“Ce qui est survenu le mardi 18 août dernier était pratiquement inévitable”. C’est ainsi que l’ancien premier ministre malien Soumeylou Boubèye Maïga voit le fin du régime de l’ancien président Ibrahim Boubacar Keita (IBK). Dans un entretien accordé à un média malien, l’ancien responsable et l’un des hommes les plus respectés au Mali a livré sa lecture de la situation que traverse le pays aujourd’hui. Selon lui, “toutes les réponses qui ont été apportées à la crise depuis le mois de juin étaient à la fois tardives et insuffisantes”. Le pays s’acheminait donc tout droit vers une radicalisation encore plus dangereuse de part et d’autre. “Je pense que le 18 août a permis d’éviter, au moins, ce processus de radicalisation et de confrontation. Maintenant, c’est à nous de saisir l’opportunité créée pour repartir avec des bases garantissant à la fois la légitimité et la crédibilité des institutions”, a t-il affirmé.

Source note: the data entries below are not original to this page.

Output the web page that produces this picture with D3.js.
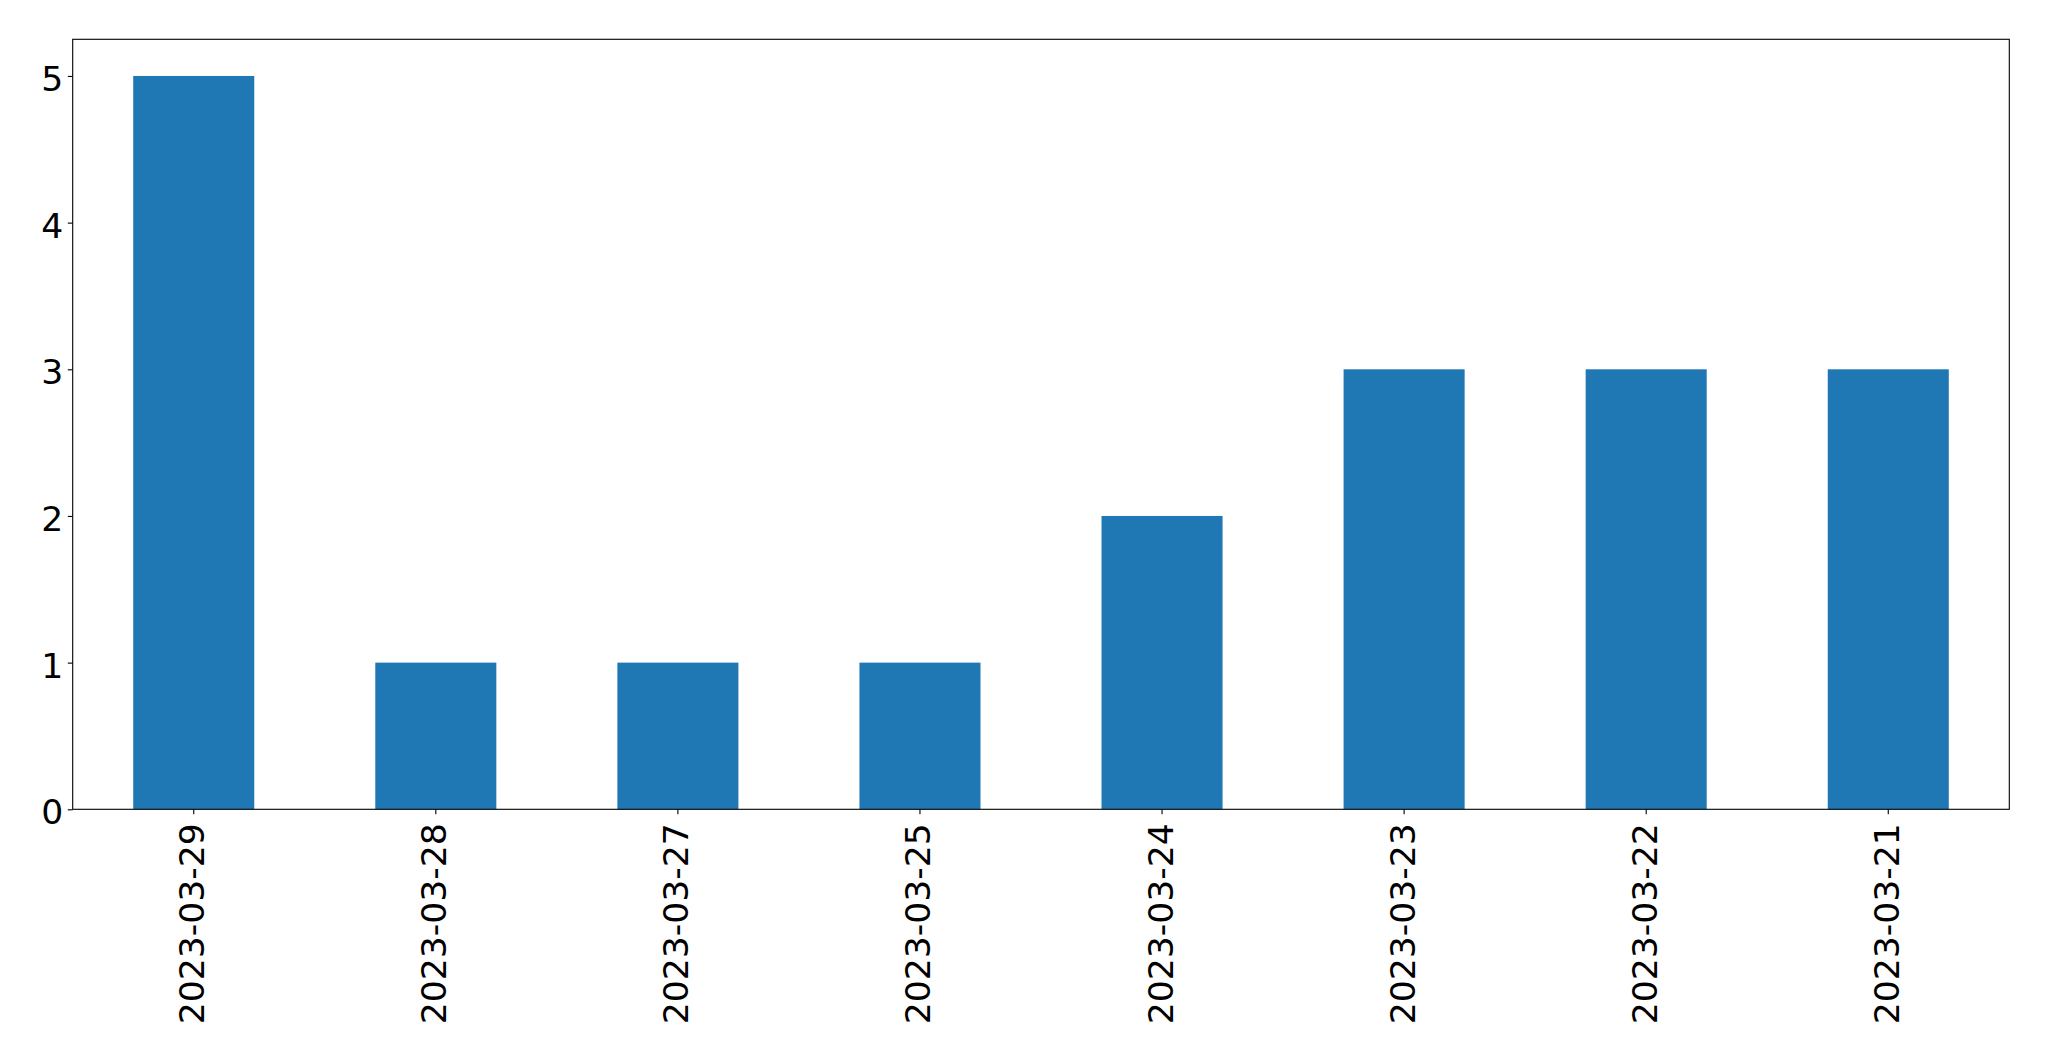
<!DOCTYPE html>
<html>
<head>
<meta charset="utf-8">
<script src="https://cdn.jsdelivr.net/npm/d3@7"></script>
<style>
  html, body { margin: 0; padding: 0; background: #fff; }
  svg { display: block; }
</style>
</head>
<body>
<script>
const categories = ["2023-03-29","2023-03-28","2023-03-27","2023-03-25","2023-03-24","2023-03-23","2023-03-22","2023-03-21"];
const values = [5, 1, 1, 1, 2, 3, 3, 3];
const yTicks = [0, 1, 2, 3, 4, 5];

(function () {
const W = 2049, H = 1061;
const mLeft = 72.7, mRight = 2009.3, mTop = 39.3, mBottom = 809.3;
const fontSize = 34.6;

const svg = d3.select("body").append("svg").attr("width", W).attr("height", H);

const x = d3.scaleBand().domain(categories).range([mLeft, mRight]).paddingInner(0.5).paddingOuter(0.25);
const y = d3.scaleLinear().domain([0, 5.25]).range([mBottom, mTop]);

svg.append("g").selectAll("rect").data(categories).join("rect")
  .attr("x", d => x(d))
  .attr("width", x.bandwidth())
  .attr("y", (d, i) => y(values[i]))
  .attr("height", (d, i) => y(0) - y(values[i]))
  .attr("fill", "#1f77b4");

const yAxis = svg.append("g").attr("transform", `translate(${mLeft},0)`)
  .call(d3.axisLeft(y).tickValues(yTicks).tickFormat(d3.format("d")).tickSize(4.9).tickPadding(4.5));
yAxis.select(".domain").remove();
yAxis.selectAll("line").attr("stroke", "#000").attr("stroke-width", 1.1);
yAxis.selectAll("text").attr("font-family", "DejaVu Sans").attr("font-size", fontSize).attr("fill", "#000").attr("dy", "0.42em");

const xAxis = svg.append("g").attr("transform", `translate(0,${mBottom})`)
  .call(d3.axisBottom(x).tickSize(4.9).tickPadding(7));
xAxis.select(".domain").remove();
xAxis.selectAll("line").attr("stroke", "#000").attr("stroke-width", 1.1);
xAxis.selectAll("text")
  .attr("font-family", "DejaVu Sans").attr("font-size", fontSize).attr("fill", "#000")
  .attr("text-anchor", "end")
  .attr("dy", null)
  .attr("y", 0)
  .attr("dominant-baseline", "central")
  .attr("transform", "translate(-1.5,14) rotate(-90)");

svg.append("rect")
  .attr("x", mLeft).attr("y", mTop)
  .attr("width", mRight - mLeft).attr("height", mBottom - mTop)
  .attr("fill", "none").attr("stroke", "#000").attr("stroke-width", 1.1);
})();
</script>
</body>
</html>
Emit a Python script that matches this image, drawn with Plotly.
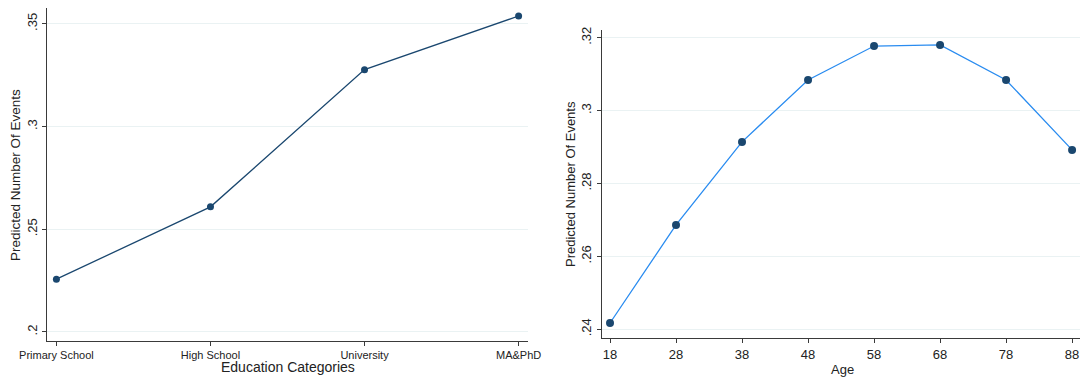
import plotly.graph_objects as go

# Left panel data
edu_categories = ["Primary School", "High School", "University", "MA&PhD"]
edu_values = [0.2257, 0.2609, 0.3277, 0.3538]
edu_yticks = [0.2, 0.25, 0.3, 0.35]
edu_yticklabels = [".2", ".25", ".3", ".35"]

# Right panel data
ages = [18, 28, 38, 48, 58, 68, 78, 88]
age_values = [0.2417, 0.2686, 0.2914, 0.3084, 0.3177, 0.3180, 0.3084, 0.2892]
age_yticks = [0.24, 0.26, 0.28, 0.30, 0.32]
age_yticklabels = [".24", ".26", ".28", ".3", ".32"]

W, H = 1081, 389
FONT = "Liberation Sans, Arial, Helvetica, sans-serif"
NAVY = "#1a476f"
LIGHT = "#2a8cf0"
AXC = "#3a3a3a"
GRID = "#eaf2f3"

def px_x(p):
    return p / W

def px_y(p):
    return 1 - p / H

fig = go.Figure()

fig.add_trace(go.Scatter(
    x=edu_categories, y=edu_values, mode="lines+markers",
    line=dict(color=NAVY, width=1.3),
    marker=dict(color=NAVY, size=7),
    xaxis="x", yaxis="y", showlegend=False,
))

fig.add_trace(go.Scatter(
    x=ages, y=age_values, mode="lines+markers",
    line=dict(color=LIGHT, width=1.3),
    marker=dict(color=NAVY, size=8),
    xaxis="x2", yaxis="y2", showlegend=False,
))

common_axis = dict(
    showline=True, linecolor=AXC, linewidth=1.2,
    ticks="outside", ticklen=4, tickcolor=AXC, tickwidth=1,
    zeroline=False, color="#222", automargin=False,
)

fig.update_layout(
    template="none",
    width=W, height=H,
    margin=dict(l=0, r=0, t=0, b=0, pad=0, autoexpand=False),
    paper_bgcolor="white", plot_bgcolor="white",
    font=dict(family=FONT, color="#222"),
    xaxis=dict(
        domain=[px_x(47), px_x(528)],
        type="category", range=[-0.061, 3.061],
        showgrid=False, anchor="y",
        tickfont=dict(size=11),
        **common_axis,
    ),
    yaxis=dict(
        domain=[px_y(341), px_y(8)],
        range=[0.1956, 0.3577],
        tickvals=edu_yticks, ticktext=edu_yticklabels,
        tickangle=-90, tickfont=dict(size=13),
        showgrid=True, gridcolor=GRID, gridwidth=1,
        anchor="x",
        **common_axis,
    ),
    xaxis2=dict(
        domain=[px_x(601.7), px_x(1080)],
        range=[16.74, 89.2],
        tickvals=ages, ticktext=[str(a) for a in ages],
        showgrid=False, anchor="y2",
        tickfont=dict(size=13),
        **common_axis,
    ),
    yaxis2=dict(
        domain=[px_y(338.3), px_y(30)],
        range=[0.2375, 0.3221],
        tickvals=age_yticks, ticktext=age_yticklabels,
        tickangle=-90, tickfont=dict(size=13),
        showgrid=True, gridcolor=GRID, gridwidth=1,
        anchor="x2",
        **common_axis,
    ),
    annotations=[
        dict(text="Predicted Number Of Events", x=px_x(15), y=px_y(175),
             xref="paper", yref="paper", textangle=-90, showarrow=False,
             font=dict(size=13.5, color="#222"), xanchor="center", yanchor="middle"),
        dict(text="Education Categories", x=px_x(288), y=px_y(367),
             xref="paper", yref="paper", showarrow=False,
             font=dict(size=14, color="#222"), xanchor="center", yanchor="middle"),
        dict(text="Predicted Number Of Events", x=px_x(570), y=px_y(184),
             xref="paper", yref="paper", textangle=-90, showarrow=False,
             font=dict(size=13, color="#222"), xanchor="center", yanchor="middle"),
        dict(text="Age", x=px_x(842), y=px_y(369),
             xref="paper", yref="paper", showarrow=False,
             font=dict(size=13, color="#222"), xanchor="center", yanchor="middle"),
    ],
)

fig.write_html("out.html")
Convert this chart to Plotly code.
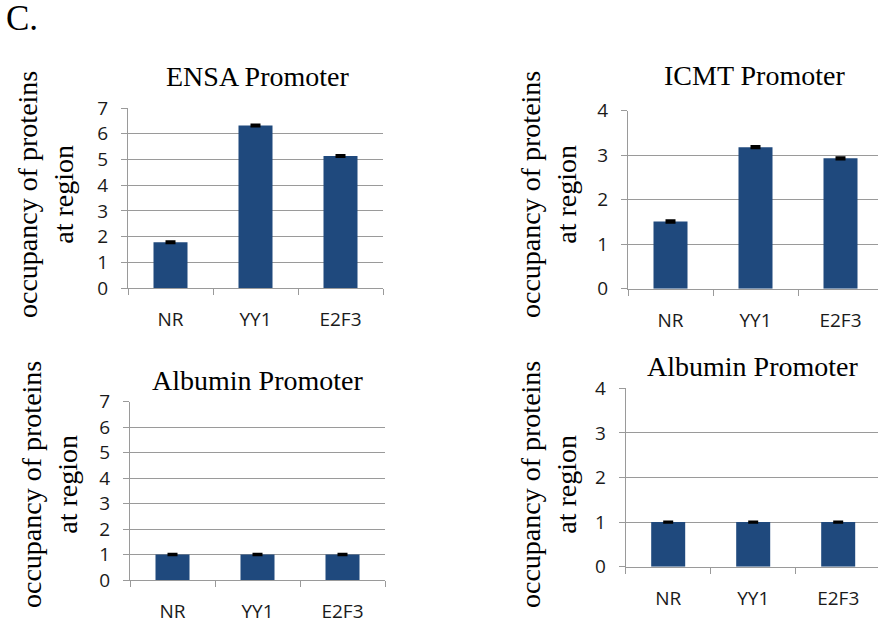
import plotly.graph_objects as go

W, H = 878, 623

categories = ["NR", "YY1", "E2F3"]
ensa_values = [1.78, 6.32, 5.13]
ensa_err = [0.03, 0.03, 0.03]
icmt_values = [1.51, 3.18, 2.93]
icmt_err = [0.02, 0.02, 0.02]
alb_left_values = [1.0, 1.0, 1.0]
alb_left_err = [0.02, 0.02, 0.02]
alb_right_values = [1.0, 1.0, 1.0]
alb_right_err = [0.01, 0.01, 0.01]
panel_titles = ["ENSA Promoter", "ICMT Promoter", "Albumin Promoter", "Albumin Promoter"]
y_title = "occupancy of proteins<br>at region"

BAR = "#1f497d"
GRID = "#9a9a9a"
TICKFONT = dict(family="Open Sans", size=19, color="#1a1a1a")
SERIF = "Liberation Serif"


def px(x):
    return x / W


def py(y):
    return 1 - y / H


panels = [
    dict(vals=ensa_values, err=ensa_err, l=128, r=383, t=108, b=288, ymax=7,
         xr=[-0.5, 2.5], title=(257, 77), ytitle=(45, 195)),
    dict(vals=icmt_values, err=icmt_err, l=628, r=878, t=110.7, b=288.7, ymax=4,
         xr=[-0.5, -0.5 + 250 / 85], title=(754, 75), ytitle=(548, 195)),
    dict(vals=alb_left_values, err=alb_left_err, l=130, r=385, t=401.7, b=580, ymax=7,
         xr=[-0.5, 2.5], title=(257.5, 380), ytitle=(49, 485)),
    dict(vals=alb_right_values, err=alb_right_err, l=625.7, r=878, t=388.3, b=566.7, ymax=4,
         xr=[-0.5, -0.5 + (878 - 625.7) / 85], title=(752.5, 367), ytitle=(548, 485)),
]

fig = go.Figure()
annotations = []
layout = {}
for i, p in enumerate(panels, start=1):
    xa = "x" if i == 1 else f"x{i}"
    ya = "y" if i == 1 else f"y{i}"
    fig.add_trace(go.Bar(
        x=categories, y=p["vals"], xaxis=xa, yaxis=ya,
        width=0.4, marker=dict(color=BAR, line=dict(width=0)),
        error_y=dict(type="data", array=p["err"], visible=True,
                     color="black", thickness=2.5, width=5),
        showlegend=False, hoverinfo="skip",
    ))
    xkey = "xaxis" if i == 1 else f"xaxis{i}"
    ykey = "yaxis" if i == 1 else f"yaxis{i}"
    layout[xkey] = dict(
        domain=[px(p["l"]), px(p["r"])], anchor=ya, type="category",
        range=p["xr"], showline=True, linecolor=GRID, linewidth=1.3,
        ticks="outside", tickson="boundaries", ticklen=6, tickcolor=GRID,
        tickwidth=1.3, showgrid=False, tickfont=TICKFONT, ticklabelstandoff=14,
        fixedrange=True, automargin=False,
    )
    layout[ykey] = dict(
        domain=[py(p["b"]), py(p["t"])], anchor=xa, range=[0, p["ymax"]],
        dtick=1, showline=True, linecolor=GRID, linewidth=1.3,
        showgrid=True, gridcolor=GRID, gridwidth=1.3, zeroline=False,
        ticks="outside", ticklen=6, tickcolor=GRID, tickwidth=1.3,
        tickfont=TICKFONT, ticklabelstandoff=9, fixedrange=True, automargin=False,
    )
    tx, ty = p["title"]
    annotations.append(dict(
        text=panel_titles[i - 1], x=px(tx), y=py(ty), xref="paper", yref="paper",
        xanchor="center", yanchor="middle", showarrow=False,
        font=dict(family=SERIF, size=28, color="black"),
    ))
    yx, yy = p["ytitle"]
    annotations.append(dict(
        text=y_title, x=px(yx), y=py(yy), xref="paper", yref="paper",
        xanchor="center", yanchor="middle", showarrow=False, textangle=-90,
        font=dict(family=SERIF, size=28, color="black"),
    ))

annotations.append(dict(
    text="C.", x=px(22), y=py(18), xref="paper", yref="paper",
    xanchor="center", yanchor="middle", showarrow=False,
    font=dict(family=SERIF, size=35, color="black"),
))

fig.update_layout(
    width=W, height=H, margin=dict(l=0, r=0, t=0, b=0, autoexpand=False),
    paper_bgcolor="white", plot_bgcolor="white",
    annotations=annotations, bargap=0.6, **layout,
)

fig.write_html(
    "out.html",
    config={"displayModeBar": False},
    post_script="document.body.style.margin='0';document.body.style.padding='0';",
)
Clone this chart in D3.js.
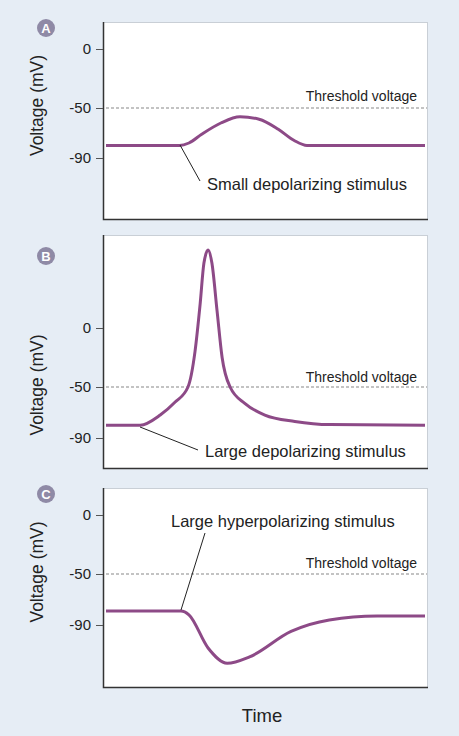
<!DOCTYPE html><html><head><meta charset="utf-8"><script src="https://d3js.org/d3.v7.min.js"></script>
<style>body{margin:0;background:#e6edf5}text{font-family:"Liberation Sans",Arial,sans-serif}</style></head><body><svg id="c" width="459" height="736"></svg>
<script>
const panelIds=["A","B","C"];
const tickValues=[0,-50,-90];
const thresholdV=-50;
const timeA=[0,23,26,30,36,42,48,54,59,63,100];
const voltA=[-80,-80,-78,-71,-62,-57,-59,-67,-76,-80,-80];
const timeB=[0,10.7,17,21.6,25.7,27.9,29.5,30.7,32,33.2,34.8,36.4,38.9,43.6,49.8,59.2,70.2,100];
const voltB=[-80,-80,-72,-62,-50,-20,20,55,66,55,15,-25,-50,-63,-72,-77,-79.5,-80];
const timeC=[0,23.5,26,32,38,45,58,70,85,100];
const voltC=[-79,-79,-82,-108,-120,-115,-95,-86,-83,-83];
const labels=["Small depolarizing stimulus","Large depolarizing stimulus","Large hyperpolarizing stimulus"];
const panels=[
 {t:timeA,v:voltA,top:22,bot:219,y0:49,y50:108,y90:158,callout:[[180,145],[200,181]],lab:[207,190],thr:101,cy:28},
 {t:timeB,v:voltB,top:235,bot:468,y0:328,y50:387,y90:438,callout:[[140,427],[198,450]],lab:[205,457],thr:382,cy:256},
 {t:timeC,v:voltC,top:488,bot:687,y0:515,y50:574,y90:625,callout:[[181,610],[205,533]],lab:[171,527],thr:568,cy:494}
];
const svg=d3.select("#c");
const x=d3.scaleLinear().domain([0,100]).range([106,425]);
panels.forEach((p,i)=>{
 const y=d3.scaleLinear().domain([-90,-50,0]).range([p.y90,p.y50,p.y0]);
 svg.append("rect").attr("x",103.5).attr("y",p.top+0.5).attr("width",324).attr("height",p.bot-p.top).attr("fill","#fff").attr("stroke","#c9cfd6").attr("stroke-width",1);
 svg.append("path").attr("d",`M103.5,${p.top}V${p.bot+0.5}H428`).attr("stroke","#333").attr("fill","none").attr("stroke-width",1.5);
 const ax=svg.append("g").attr("transform","translate(103,0)").call(d3.axisLeft(y).tickValues(tickValues).tickSize(7).tickFormat(d=>d));
 ax.select(".domain").remove();
 ax.selectAll("line").attr("stroke","#555");
 ax.selectAll("text").attr("font-size",15).attr("fill","#222").attr("x",-12);
 svg.append("line").attr("x1",106).attr("x2",427).attr("y1",y(thresholdV)).attr("y2",y(thresholdV)).attr("stroke","#888").attr("stroke-dasharray","3,2").attr("stroke-width",1.2);
 svg.append("text").attr("x",417).attr("y",p.thr).attr("text-anchor","end").attr("font-size",14).attr("fill","#222").text("Threshold voltage");
 const data=p.t.map((t,j)=>[t,p.v[j]]);
 svg.append("path").attr("d",d3.line().x(d=>x(d[0])).y(d=>y(d[1])).curve(d3.curveMonotoneX)(data)).attr("fill","none").attr("stroke","#8d4a87").attr("stroke-width",3);
 svg.append("line").attr("x1",p.callout[0][0]).attr("y1",p.callout[0][1]).attr("x2",p.callout[1][0]).attr("y2",p.callout[1][1]).attr("stroke","#222").attr("stroke-width",1);
 svg.append("text").attr("x",p.lab[0]).attr("y",p.lab[1]).attr("font-size",16.5).attr("fill","#222").text(labels[i]);
 svg.append("text").attr("transform",`translate(43,${(p.y0+p.y90)/2+2}) rotate(-90)`).attr("text-anchor","middle").attr("font-size",17.5).attr("fill","#222").text("Voltage (mV)");
 svg.append("circle").attr("cx",46).attr("cy",p.cy).attr("r",9).attr("fill","#8f8aa6");
 svg.append("text").attr("x",46).attr("y",p.cy+5).attr("text-anchor","middle").attr("font-size",13).attr("font-weight","bold").attr("fill","#fff").text(panelIds[i]);
});
svg.append("text").attr("x",262).attr("y",722).attr("text-anchor","middle").attr("font-size",18.5).attr("fill","#222").text("Time");
</script></body></html>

Revenant sur l’action des militaires, l’ancien premier ministre a affirmé que “pour réussir la Transition, nous devons respecter la neutralité des militaires, avoir un esprit de raison et nous concéder des compromis de confiance”. Dans ce sens, il a appelé à accompagner les militaires dans leur effort de faire émerger un consensus et ne pas les soumettre à des tensions inutiles ou d’exiger d’eux des prises de position plus ou moins partisanes.
Comme tous les maliens, Soumeylou Boubèye Maïga insiste sur l’importance de cette période de transition. “En matière de transition politique, il faut être assez humble et se fixer des objectifs limités, mais importants pour le pays”, a-t-il souligné en affirmant que d’habitude dans les transitions, il y a toujours une sorte de tentation messianique. “Dans la situation actuelle, il faut éviter de vouloir embrasser trop de choses. Je crois que les questions fondamentales portent essentiellement sur l’architecture institutionnelle, la feuille de route et la durée de la transition”, a-t-il affirmé.
Pour l’architecture institutionnelle, le responsable politique a assuré qu’il faut effectivement un exécutif dirigé par un président et un Premier ministre civils comme le préconise la Cedeao, mais dans lequel les militaires ont une présence qui reflète le rôle qu’ils ont joué et qu’ils doivent tenir pour garantir une certaine trajectoire. Il préconise également la création d’un Conseil national de transition qui sera l’organe législatif dont la composition doit être inclusive, ayant une compétence législative pour la période de la transition. “Ce Conseil national de transition devrait être composé des représentants des partis, de la société civile, des Forces armées et de sécurité”, a-t-il souligné.
Disposant d’une vision politique claire, Soumeylou Boubèye Maïga a affirmé que certaines actions restent prioritaires pour la prochaine période. Il affirme ainsi que “la transition devrait poursuivre le renforcement des capacités opérationnelles des Forces armées et de sécurité afin qu’elles puissent accomplir, avec encore plus d’efficacité, leurs missions de sécurisation des populations et du territoire, et consolider leur capacité à s’insérer dans les dispositifs régionaux et internationaux de lutte contre le terrorisme”.
Le responsable affirme également que “la transition devra aussi poursuivre avec plus de rapidité la mise en œuvre des dispositions de l’Accord pour la paix et la réconciliation qui ne posent pas problèmes, et mettre concomitamment en place un cadre entre toutes les parties pour la relecture des dispositions controversées”. Cette feuille de route a besoin d’un large soutien international. C’est pourquoi, nous pensons qu’en plus de la Cedeao, de l’UA et des Nations unies, il faut intégrer dans le Comité de suivi des pays voisins, comme la Mauritanie et l’Algérie, avec lesquels nous avons nos plus grandes frontières. Ainsi que des partenaires comme le Tchad et le Maroc qui sont très impliqués dans notre processus de stabilisation, auxquels il faut ajouter la France, les états-Unis, la Chine et la Russie qui sont des membres permanents du Conseil de sécurité, a affirmé l’homme politique dans cet entretien.
Sur la durée, les transitions réussies sur le continent ont généralement duré de 9 à 12 mois. La Cedeao a proposé 1 an. Si nous travaillons sur une base de consensus et de confiance, il n’est pas impensable que nous puissions avoir un glissement de quelques mois en raison de contingences liées notamment à la période des travaux agricoles qui correspond au troisième trimestre de l’année, estime M. Boubèye Maïga. “Ce qui me paraît le plus important, c’est que la réussite de la transition va reposer d’abord sur la capacité à construire un consensus entre les différents acteurs, y compris avec la communauté internationale. Parce qu’en tout état de cause, plus la transition dure, plus notre situation économique et financière va se détériorer”, a t il affirmé en insistant également sur l’importance de l’élaboration d’un plan de relance économique lié aux conséquences de la Covid-19.